═════ Records for this exercise ═════

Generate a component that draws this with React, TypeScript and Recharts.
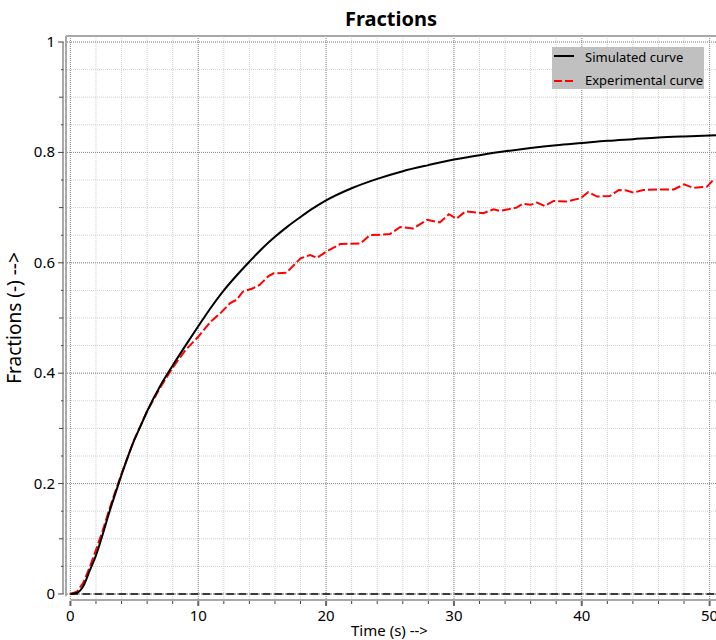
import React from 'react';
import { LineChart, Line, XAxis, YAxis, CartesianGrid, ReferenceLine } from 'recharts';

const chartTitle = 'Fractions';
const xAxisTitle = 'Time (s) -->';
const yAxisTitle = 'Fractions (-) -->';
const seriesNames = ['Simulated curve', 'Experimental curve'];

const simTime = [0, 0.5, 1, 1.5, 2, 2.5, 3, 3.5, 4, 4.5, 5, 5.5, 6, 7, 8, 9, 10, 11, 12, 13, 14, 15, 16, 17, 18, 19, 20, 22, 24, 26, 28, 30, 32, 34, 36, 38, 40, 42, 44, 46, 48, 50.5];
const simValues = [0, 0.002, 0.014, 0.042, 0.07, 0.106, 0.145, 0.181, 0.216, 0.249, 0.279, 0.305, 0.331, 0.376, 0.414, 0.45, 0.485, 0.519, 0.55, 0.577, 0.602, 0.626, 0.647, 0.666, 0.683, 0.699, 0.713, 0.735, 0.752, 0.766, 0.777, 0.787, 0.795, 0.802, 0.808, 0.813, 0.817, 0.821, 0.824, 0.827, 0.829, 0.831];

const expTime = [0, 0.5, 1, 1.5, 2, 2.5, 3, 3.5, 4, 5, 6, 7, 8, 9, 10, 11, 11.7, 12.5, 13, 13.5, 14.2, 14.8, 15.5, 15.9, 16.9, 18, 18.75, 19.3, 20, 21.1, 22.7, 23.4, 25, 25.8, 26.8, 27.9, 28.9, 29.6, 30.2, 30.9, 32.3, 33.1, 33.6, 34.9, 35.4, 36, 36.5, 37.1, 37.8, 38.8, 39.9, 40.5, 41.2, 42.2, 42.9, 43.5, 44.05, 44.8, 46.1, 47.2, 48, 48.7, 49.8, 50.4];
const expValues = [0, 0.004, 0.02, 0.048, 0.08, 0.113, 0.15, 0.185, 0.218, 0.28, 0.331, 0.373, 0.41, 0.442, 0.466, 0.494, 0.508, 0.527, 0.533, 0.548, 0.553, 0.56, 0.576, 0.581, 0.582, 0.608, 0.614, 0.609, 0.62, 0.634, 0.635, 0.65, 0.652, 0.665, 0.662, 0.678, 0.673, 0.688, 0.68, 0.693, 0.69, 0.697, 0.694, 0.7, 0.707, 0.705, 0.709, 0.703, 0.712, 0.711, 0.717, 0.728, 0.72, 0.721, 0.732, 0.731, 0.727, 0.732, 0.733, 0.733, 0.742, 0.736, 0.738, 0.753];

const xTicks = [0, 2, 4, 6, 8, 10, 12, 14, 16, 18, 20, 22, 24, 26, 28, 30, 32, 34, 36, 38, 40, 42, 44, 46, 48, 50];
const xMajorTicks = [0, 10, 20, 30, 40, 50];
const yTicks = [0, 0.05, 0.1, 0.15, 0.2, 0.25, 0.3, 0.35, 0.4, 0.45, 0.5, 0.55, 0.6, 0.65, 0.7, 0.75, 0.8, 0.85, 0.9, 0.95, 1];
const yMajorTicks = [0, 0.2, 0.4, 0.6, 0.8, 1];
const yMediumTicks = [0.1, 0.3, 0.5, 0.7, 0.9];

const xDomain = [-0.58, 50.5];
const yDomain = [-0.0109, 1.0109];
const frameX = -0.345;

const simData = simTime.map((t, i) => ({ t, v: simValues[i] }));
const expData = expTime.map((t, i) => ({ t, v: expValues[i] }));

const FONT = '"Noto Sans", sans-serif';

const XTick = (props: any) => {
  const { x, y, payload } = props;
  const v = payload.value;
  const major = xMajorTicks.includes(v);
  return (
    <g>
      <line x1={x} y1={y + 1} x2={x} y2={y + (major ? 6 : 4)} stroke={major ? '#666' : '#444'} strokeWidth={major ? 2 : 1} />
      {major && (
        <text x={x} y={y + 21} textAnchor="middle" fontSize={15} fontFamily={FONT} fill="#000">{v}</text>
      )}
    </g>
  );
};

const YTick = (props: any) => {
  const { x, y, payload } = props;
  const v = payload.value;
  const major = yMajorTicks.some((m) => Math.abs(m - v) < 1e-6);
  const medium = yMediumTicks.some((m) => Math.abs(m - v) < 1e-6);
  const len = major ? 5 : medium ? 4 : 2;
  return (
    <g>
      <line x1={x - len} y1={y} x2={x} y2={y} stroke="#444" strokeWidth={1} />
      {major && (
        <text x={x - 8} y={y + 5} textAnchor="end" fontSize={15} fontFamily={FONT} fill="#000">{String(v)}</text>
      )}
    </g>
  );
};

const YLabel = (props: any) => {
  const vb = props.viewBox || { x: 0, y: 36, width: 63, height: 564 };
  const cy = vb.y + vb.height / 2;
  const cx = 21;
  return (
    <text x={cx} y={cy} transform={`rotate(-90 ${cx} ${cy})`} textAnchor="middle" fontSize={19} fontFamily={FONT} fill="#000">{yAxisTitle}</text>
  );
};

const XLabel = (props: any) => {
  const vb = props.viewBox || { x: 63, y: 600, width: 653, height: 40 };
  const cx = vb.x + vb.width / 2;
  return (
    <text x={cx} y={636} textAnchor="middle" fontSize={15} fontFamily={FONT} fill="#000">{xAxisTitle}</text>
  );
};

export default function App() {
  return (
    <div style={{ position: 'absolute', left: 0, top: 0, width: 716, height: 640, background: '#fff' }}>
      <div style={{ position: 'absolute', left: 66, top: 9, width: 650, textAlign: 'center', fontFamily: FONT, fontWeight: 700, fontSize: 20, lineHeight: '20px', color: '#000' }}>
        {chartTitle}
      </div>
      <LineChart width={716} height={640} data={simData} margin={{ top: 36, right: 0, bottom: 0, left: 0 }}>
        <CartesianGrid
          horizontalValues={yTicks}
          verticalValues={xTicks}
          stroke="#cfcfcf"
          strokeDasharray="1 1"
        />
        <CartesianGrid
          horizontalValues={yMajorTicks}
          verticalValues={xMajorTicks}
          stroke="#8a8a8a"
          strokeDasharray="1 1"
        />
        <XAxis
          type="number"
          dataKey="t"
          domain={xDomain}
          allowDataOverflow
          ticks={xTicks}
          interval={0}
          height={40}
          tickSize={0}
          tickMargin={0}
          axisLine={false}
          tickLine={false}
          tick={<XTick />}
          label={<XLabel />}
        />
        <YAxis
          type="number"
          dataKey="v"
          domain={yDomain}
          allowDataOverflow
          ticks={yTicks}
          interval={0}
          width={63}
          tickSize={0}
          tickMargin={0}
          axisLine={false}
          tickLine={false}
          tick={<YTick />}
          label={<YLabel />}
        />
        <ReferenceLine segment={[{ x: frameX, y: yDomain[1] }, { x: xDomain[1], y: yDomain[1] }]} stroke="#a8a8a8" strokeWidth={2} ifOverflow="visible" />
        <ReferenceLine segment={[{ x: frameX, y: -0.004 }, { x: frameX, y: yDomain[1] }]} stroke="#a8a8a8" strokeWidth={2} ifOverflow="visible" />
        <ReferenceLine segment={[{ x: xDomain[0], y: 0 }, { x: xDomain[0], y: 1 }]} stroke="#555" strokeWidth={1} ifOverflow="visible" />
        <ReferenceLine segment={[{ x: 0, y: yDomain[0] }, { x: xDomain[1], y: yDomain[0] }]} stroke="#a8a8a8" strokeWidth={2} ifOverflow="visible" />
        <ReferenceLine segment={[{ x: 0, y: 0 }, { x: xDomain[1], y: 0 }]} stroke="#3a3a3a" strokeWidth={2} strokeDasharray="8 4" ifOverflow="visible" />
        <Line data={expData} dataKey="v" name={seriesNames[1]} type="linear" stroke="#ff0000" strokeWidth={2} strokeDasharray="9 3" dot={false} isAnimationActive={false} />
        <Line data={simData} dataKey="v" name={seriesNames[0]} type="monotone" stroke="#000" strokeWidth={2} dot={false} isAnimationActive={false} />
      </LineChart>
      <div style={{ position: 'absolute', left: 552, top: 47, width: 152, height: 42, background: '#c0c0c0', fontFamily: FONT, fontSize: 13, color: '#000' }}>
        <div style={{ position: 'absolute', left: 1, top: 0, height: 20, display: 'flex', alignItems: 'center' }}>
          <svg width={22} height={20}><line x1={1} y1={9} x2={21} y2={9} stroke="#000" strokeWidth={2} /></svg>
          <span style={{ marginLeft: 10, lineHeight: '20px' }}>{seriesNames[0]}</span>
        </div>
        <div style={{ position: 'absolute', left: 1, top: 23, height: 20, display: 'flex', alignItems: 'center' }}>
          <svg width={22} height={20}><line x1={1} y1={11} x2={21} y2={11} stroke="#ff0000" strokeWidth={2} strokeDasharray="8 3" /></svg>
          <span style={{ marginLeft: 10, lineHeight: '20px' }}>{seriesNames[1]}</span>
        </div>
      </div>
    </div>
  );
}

═════
═════ Records for this exercise ═════

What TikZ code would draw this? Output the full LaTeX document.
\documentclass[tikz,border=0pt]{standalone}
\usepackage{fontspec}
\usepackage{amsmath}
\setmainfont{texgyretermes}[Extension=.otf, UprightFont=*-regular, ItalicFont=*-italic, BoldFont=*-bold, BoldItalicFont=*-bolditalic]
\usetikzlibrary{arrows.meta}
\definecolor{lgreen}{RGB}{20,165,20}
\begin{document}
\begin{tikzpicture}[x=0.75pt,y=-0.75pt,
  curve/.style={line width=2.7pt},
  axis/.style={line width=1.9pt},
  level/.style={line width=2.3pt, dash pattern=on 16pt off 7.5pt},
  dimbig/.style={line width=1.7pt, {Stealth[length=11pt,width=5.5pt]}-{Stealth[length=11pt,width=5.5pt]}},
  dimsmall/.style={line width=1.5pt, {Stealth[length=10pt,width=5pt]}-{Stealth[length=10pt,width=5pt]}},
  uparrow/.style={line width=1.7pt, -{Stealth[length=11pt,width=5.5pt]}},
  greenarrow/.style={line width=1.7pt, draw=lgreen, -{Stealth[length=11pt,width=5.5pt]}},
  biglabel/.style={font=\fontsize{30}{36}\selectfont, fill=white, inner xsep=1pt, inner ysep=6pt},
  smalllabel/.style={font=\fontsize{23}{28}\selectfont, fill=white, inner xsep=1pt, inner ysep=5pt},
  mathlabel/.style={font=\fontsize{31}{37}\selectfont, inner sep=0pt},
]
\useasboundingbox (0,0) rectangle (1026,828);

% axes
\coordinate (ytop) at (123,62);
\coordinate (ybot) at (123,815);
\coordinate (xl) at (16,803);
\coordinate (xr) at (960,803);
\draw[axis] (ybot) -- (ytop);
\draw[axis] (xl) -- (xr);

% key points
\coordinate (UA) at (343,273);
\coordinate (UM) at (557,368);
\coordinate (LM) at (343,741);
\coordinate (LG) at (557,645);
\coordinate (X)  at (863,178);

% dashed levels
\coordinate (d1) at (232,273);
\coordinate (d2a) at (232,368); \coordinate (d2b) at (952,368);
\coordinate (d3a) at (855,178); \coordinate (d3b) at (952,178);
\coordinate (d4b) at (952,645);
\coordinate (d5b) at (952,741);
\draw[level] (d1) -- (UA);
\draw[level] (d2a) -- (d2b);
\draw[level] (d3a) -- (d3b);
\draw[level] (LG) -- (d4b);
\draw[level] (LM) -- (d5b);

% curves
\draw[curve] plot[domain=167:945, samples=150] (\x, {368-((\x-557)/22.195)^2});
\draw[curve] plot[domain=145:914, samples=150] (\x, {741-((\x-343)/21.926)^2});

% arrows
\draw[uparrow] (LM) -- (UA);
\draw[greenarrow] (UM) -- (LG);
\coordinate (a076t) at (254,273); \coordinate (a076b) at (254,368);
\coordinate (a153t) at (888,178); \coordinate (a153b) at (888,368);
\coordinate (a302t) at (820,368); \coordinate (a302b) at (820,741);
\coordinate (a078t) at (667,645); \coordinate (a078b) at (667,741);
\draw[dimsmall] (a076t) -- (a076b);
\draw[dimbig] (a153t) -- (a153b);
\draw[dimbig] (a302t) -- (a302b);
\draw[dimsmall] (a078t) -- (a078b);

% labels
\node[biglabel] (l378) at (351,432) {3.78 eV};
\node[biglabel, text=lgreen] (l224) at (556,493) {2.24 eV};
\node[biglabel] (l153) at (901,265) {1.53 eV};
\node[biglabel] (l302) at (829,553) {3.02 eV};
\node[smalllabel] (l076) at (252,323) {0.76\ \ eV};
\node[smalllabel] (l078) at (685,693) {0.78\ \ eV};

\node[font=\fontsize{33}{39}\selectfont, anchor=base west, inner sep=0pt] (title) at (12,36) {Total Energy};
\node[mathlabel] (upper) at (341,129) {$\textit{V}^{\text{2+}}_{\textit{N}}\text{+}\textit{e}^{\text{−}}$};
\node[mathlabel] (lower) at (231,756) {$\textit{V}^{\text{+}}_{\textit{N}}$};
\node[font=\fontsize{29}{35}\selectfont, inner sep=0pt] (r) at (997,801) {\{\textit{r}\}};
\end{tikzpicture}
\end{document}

═════

*Instructions for the task*. Give again the lines from "Generate a component" to "YAxis, CartesianGrid, ReferenceLine" exactly, both of those lines included, and do not include any pictures.

*Exercise response*.
Generate a component that draws this with React, TypeScript and Recharts.
import React from 'react';
import { LineChart, Line, XAxis, YAxis, CartesianGrid, ReferenceLine } from 'recharts';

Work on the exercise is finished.